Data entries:
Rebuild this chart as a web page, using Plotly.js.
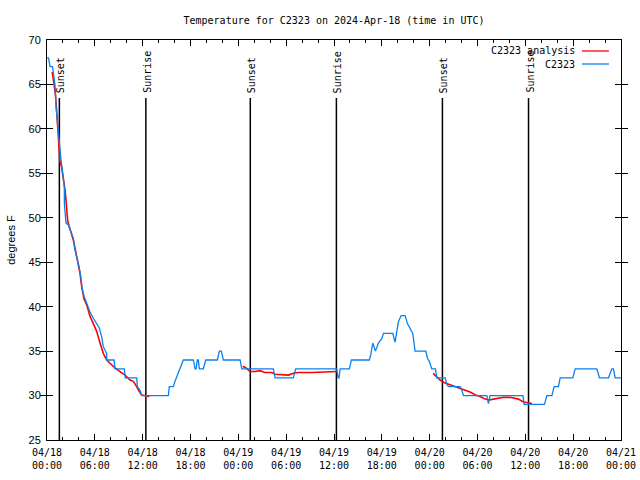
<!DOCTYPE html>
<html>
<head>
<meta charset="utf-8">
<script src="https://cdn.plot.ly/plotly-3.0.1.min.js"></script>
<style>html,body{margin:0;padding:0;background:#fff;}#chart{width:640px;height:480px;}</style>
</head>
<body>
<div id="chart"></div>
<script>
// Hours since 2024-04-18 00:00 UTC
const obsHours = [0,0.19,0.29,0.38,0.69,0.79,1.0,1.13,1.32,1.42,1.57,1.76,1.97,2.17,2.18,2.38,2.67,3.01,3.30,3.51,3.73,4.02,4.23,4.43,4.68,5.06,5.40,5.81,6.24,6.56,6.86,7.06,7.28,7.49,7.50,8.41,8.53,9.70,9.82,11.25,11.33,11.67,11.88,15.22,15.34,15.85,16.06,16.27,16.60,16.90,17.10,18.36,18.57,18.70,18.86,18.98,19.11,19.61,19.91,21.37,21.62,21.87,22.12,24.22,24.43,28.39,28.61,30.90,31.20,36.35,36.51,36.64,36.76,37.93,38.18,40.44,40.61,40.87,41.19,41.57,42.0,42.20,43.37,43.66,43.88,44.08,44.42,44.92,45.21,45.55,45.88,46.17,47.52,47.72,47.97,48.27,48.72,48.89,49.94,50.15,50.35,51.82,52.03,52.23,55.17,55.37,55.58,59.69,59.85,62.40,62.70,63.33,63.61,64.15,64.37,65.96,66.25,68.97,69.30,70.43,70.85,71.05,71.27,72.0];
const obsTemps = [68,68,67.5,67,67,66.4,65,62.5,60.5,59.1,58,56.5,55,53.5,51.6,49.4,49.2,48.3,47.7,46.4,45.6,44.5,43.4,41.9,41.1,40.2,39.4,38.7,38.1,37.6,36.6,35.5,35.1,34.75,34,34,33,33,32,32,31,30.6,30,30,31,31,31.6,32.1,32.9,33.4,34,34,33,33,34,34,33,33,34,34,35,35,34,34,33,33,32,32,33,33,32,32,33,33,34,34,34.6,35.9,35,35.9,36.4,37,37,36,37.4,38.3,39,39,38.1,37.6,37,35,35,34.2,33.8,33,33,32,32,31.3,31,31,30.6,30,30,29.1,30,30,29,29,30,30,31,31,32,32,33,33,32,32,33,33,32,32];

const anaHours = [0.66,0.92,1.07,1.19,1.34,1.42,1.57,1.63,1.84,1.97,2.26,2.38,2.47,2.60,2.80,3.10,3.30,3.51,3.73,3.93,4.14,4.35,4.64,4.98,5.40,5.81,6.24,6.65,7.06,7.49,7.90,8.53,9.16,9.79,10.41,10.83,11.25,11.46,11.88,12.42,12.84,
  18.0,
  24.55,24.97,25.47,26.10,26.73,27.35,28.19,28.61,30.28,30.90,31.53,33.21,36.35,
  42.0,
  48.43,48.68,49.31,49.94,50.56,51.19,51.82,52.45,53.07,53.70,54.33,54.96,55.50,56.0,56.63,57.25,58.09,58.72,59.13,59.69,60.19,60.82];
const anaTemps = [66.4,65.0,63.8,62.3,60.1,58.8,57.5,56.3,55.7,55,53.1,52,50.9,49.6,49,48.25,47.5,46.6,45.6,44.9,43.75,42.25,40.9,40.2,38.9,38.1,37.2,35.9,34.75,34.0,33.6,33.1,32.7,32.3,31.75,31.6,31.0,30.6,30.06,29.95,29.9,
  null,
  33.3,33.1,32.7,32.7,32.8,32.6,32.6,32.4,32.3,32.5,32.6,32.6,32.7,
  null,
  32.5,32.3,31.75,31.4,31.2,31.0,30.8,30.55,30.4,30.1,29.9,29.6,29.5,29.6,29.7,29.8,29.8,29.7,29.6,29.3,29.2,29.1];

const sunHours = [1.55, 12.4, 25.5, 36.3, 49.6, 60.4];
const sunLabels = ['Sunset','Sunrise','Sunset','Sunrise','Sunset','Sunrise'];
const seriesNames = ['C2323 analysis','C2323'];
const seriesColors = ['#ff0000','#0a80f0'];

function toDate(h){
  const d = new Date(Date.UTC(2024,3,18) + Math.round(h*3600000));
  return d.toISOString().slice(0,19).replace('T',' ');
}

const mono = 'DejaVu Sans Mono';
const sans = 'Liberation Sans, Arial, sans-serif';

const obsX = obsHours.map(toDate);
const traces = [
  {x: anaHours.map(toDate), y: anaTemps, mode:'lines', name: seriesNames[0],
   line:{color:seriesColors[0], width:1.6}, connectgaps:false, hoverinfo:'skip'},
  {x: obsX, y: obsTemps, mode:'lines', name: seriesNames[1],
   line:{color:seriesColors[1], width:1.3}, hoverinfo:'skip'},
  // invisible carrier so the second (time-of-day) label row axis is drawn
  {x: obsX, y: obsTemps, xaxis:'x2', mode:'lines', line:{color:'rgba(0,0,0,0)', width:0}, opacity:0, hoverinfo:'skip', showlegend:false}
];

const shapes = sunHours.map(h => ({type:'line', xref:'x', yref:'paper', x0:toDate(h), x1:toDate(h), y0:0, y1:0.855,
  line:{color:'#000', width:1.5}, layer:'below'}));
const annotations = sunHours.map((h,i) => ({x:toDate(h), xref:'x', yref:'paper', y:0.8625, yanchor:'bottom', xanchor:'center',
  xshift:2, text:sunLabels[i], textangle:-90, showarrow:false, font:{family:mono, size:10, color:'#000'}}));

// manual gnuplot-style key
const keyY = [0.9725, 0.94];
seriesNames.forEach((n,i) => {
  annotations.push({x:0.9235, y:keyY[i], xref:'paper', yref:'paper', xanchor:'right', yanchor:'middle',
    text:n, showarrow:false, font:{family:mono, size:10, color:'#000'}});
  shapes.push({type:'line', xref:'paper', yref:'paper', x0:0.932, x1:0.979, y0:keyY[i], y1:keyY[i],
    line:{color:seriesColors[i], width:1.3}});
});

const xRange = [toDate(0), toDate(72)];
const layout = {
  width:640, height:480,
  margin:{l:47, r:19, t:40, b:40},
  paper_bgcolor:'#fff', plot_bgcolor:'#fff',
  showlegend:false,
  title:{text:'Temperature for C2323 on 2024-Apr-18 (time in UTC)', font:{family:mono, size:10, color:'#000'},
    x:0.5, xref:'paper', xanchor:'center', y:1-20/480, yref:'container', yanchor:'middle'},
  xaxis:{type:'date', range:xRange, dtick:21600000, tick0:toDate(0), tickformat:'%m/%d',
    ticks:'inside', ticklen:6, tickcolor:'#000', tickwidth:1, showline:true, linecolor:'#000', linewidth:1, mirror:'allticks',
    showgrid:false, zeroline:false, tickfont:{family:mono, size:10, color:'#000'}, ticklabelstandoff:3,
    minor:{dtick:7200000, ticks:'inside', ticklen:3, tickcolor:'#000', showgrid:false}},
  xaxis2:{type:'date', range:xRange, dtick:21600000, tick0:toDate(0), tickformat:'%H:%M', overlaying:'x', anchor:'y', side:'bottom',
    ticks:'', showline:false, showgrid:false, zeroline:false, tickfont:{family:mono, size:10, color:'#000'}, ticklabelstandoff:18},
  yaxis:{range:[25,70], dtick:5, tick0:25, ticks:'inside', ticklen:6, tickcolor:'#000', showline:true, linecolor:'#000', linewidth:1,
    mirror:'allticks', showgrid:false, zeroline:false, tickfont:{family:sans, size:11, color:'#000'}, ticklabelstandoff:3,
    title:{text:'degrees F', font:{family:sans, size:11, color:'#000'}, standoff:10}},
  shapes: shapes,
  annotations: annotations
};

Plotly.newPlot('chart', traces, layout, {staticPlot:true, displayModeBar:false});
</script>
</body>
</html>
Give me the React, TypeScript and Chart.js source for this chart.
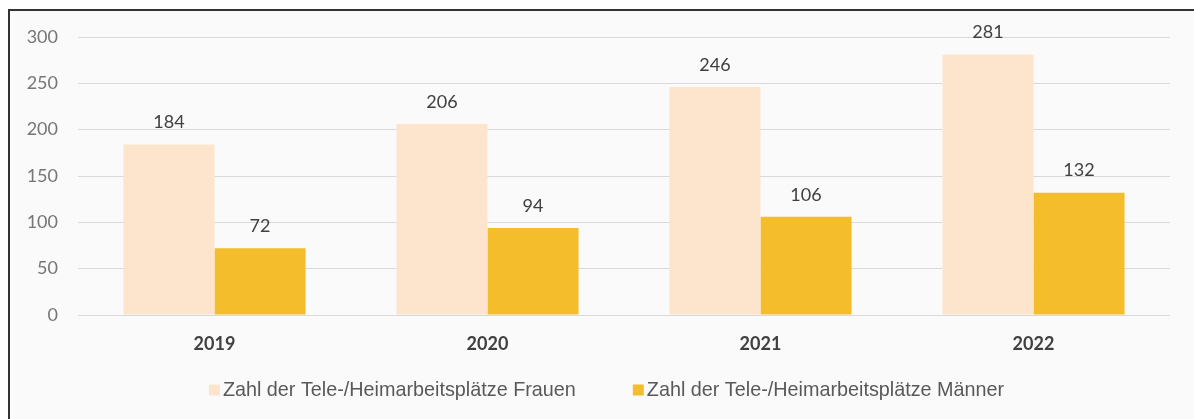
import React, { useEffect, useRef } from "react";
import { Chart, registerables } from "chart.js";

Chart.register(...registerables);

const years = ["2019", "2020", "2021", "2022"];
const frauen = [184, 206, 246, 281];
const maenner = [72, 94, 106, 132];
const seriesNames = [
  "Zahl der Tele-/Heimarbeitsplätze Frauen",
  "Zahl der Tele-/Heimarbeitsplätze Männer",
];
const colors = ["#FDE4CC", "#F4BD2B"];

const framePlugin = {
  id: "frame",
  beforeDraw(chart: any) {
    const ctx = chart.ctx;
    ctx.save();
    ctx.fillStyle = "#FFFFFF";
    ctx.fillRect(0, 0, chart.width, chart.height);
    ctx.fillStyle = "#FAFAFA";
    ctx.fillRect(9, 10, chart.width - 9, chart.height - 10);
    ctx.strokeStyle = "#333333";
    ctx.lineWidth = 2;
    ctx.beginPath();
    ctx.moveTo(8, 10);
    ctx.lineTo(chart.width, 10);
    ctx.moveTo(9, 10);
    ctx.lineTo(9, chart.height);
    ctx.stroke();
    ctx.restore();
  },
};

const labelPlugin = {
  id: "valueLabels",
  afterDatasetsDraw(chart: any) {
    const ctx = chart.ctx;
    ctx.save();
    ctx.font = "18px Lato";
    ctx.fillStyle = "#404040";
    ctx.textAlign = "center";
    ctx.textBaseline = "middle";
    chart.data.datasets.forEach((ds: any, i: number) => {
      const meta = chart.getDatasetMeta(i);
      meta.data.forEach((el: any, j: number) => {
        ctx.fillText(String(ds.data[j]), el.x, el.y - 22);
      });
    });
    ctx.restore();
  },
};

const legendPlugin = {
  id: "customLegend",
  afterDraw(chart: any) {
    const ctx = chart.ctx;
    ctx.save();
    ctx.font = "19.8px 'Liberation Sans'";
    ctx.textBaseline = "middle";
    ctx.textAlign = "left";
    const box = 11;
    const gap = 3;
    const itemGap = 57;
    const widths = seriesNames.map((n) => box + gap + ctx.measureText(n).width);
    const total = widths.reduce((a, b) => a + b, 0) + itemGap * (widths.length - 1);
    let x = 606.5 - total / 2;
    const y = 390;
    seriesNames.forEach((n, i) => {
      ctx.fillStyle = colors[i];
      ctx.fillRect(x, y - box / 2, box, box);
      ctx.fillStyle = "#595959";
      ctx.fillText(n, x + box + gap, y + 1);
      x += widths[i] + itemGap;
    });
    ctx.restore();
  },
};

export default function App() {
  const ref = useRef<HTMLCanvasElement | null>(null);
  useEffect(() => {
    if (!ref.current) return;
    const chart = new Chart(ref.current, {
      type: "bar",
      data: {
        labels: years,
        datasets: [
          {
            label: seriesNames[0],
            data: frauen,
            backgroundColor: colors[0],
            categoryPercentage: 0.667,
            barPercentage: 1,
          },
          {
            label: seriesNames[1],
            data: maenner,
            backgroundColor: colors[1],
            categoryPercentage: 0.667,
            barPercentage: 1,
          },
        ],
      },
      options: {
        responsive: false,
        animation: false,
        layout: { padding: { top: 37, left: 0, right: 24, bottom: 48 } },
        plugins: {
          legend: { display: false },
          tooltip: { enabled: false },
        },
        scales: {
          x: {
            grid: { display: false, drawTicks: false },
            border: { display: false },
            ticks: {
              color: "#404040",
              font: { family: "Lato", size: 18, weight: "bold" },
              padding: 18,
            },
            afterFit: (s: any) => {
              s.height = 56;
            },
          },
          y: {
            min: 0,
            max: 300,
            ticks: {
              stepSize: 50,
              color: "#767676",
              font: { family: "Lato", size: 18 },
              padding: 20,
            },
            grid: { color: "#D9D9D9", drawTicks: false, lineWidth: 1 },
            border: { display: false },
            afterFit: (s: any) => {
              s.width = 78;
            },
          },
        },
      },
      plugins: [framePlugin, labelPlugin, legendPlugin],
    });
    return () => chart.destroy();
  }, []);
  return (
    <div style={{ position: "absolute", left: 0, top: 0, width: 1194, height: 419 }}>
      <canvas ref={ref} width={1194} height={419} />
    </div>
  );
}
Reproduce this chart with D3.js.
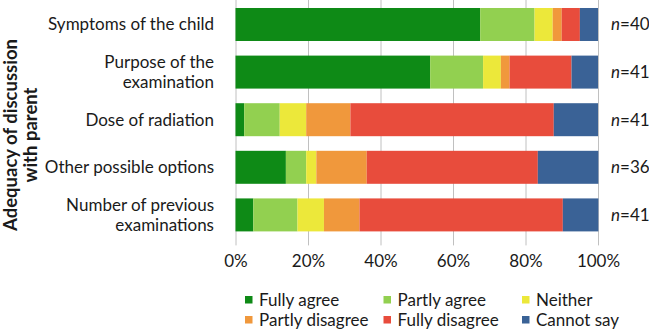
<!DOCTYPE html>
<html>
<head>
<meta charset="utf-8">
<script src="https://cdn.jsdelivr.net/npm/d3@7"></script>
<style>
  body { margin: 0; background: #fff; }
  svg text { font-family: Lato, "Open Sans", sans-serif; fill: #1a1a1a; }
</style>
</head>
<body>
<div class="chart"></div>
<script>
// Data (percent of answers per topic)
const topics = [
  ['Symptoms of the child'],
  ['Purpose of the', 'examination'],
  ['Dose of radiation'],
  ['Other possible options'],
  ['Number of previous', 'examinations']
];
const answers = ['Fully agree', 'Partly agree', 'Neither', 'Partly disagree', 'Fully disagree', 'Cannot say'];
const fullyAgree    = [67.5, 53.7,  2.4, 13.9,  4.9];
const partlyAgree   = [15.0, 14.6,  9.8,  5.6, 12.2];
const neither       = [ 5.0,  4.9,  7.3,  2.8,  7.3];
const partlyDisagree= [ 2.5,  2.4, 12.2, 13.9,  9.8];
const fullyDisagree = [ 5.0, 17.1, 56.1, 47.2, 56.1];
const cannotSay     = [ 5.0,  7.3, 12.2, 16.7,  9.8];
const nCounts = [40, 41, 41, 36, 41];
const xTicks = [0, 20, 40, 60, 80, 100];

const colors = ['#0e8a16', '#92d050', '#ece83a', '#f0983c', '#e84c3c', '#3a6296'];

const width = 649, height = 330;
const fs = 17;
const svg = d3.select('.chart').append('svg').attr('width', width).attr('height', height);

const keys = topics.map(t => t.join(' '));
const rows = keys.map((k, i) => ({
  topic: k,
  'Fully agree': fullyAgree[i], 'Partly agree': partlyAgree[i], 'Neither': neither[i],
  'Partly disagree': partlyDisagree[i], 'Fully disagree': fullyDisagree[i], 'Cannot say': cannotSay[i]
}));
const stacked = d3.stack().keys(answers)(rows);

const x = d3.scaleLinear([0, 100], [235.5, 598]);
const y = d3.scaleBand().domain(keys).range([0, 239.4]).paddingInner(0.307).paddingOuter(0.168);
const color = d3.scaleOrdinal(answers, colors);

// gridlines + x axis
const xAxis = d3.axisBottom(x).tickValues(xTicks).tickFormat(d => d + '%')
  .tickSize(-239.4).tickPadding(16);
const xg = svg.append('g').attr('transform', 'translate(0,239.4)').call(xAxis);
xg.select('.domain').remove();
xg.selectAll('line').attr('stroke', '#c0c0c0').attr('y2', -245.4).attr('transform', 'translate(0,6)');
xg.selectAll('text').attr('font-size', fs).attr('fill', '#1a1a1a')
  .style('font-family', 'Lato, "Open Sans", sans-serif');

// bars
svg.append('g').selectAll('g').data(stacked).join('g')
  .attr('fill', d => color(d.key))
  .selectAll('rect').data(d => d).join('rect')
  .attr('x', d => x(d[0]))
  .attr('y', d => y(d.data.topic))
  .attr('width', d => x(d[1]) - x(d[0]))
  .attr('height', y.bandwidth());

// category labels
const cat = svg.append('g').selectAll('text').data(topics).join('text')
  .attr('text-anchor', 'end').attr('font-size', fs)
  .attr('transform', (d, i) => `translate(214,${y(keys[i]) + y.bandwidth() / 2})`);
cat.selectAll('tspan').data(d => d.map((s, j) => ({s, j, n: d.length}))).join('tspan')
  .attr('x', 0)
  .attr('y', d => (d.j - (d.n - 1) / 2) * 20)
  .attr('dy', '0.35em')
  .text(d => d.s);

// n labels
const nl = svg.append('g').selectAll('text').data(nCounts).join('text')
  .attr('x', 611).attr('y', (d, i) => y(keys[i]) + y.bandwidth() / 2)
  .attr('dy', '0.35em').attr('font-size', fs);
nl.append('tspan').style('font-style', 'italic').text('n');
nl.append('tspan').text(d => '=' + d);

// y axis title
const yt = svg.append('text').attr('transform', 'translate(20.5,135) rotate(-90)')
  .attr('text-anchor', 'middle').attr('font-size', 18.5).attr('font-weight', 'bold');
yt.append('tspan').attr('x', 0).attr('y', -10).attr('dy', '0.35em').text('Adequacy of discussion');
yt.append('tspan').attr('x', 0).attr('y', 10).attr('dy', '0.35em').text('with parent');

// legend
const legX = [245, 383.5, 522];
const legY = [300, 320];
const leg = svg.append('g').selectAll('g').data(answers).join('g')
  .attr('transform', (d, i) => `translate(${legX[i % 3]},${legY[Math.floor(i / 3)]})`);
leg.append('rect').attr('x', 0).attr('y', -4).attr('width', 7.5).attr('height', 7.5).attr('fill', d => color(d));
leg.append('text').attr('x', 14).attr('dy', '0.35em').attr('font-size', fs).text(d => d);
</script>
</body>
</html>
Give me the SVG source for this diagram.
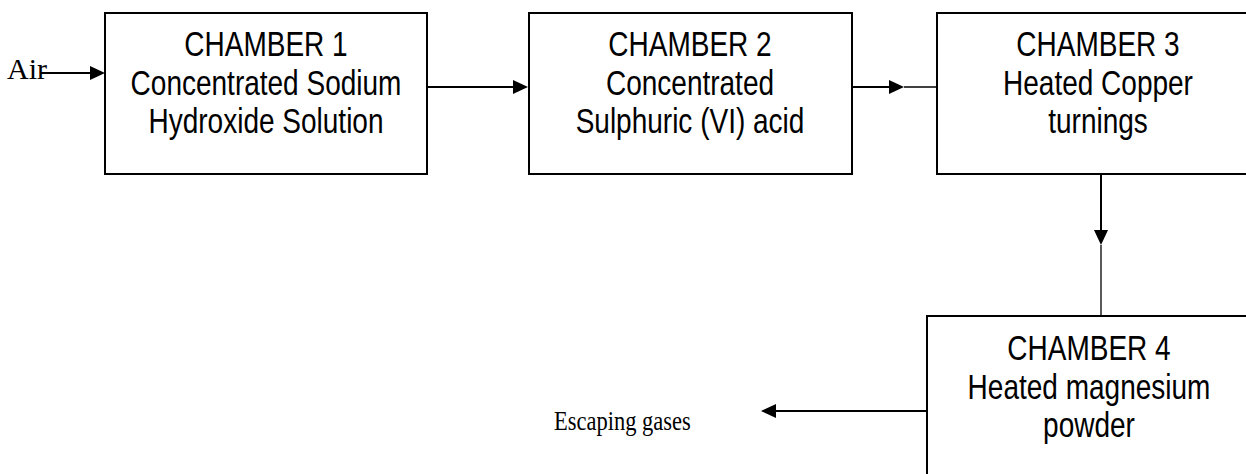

TASK TO CARRY OUT: Reproduce the data above exactly, but only from the line containing "Reproduce this chart with D3.js." through the line containing "const stacked = d3.stack().keys(answers)(rows);"; skip the pictures.

RESPONSE:
Reproduce this chart with D3.js.
<!DOCTYPE html>
<html>
<head>
<meta charset="utf-8">
<script src="https://cdn.jsdelivr.net/npm/d3@7"></script>
<style>
  body { margin: 0; background: #fff; }
  svg text { font-family: Lato, "Open Sans", sans-serif; fill: #1a1a1a; }
</style>
</head>
<body>
<div class="chart"></div>
<script>
// Data (percent of answers per topic)
const topics = [
  ['Symptoms of the child'],
  ['Purpose of the', 'examination'],
  ['Dose of radiation'],
  ['Other possible options'],
  ['Number of previous', 'examinations']
];
const answers = ['Fully agree', 'Partly agree', 'Neither', 'Partly disagree', 'Fully disagree', 'Cannot say'];
const fullyAgree    = [67.5, 53.7,  2.4, 13.9,  4.9];
const partlyAgree   = [15.0, 14.6,  9.8,  5.6, 12.2];
const neither       = [ 5.0,  4.9,  7.3,  2.8,  7.3];
const partlyDisagree= [ 2.5,  2.4, 12.2, 13.9,  9.8];
const fullyDisagree = [ 5.0, 17.1, 56.1, 47.2, 56.1];
const cannotSay     = [ 5.0,  7.3, 12.2, 16.7,  9.8];
const nCounts = [40, 41, 41, 36, 41];
const xTicks = [0, 20, 40, 60, 80, 100];

const colors = ['#0e8a16', '#92d050', '#ece83a', '#f0983c', '#e84c3c', '#3a6296'];

const width = 649, height = 330;
const fs = 17;
const svg = d3.select('.chart').append('svg').attr('width', width).attr('height', height);

const keys = topics.map(t => t.join(' '));
const rows = keys.map((k, i) => ({
  topic: k,
  'Fully agree': fullyAgree[i], 'Partly agree': partlyAgree[i], 'Neither': neither[i],
  'Partly disagree': partlyDisagree[i], 'Fully disagree': fullyDisagree[i], 'Cannot say': cannotSay[i]
}));
const stacked = d3.stack().keys(answers)(rows);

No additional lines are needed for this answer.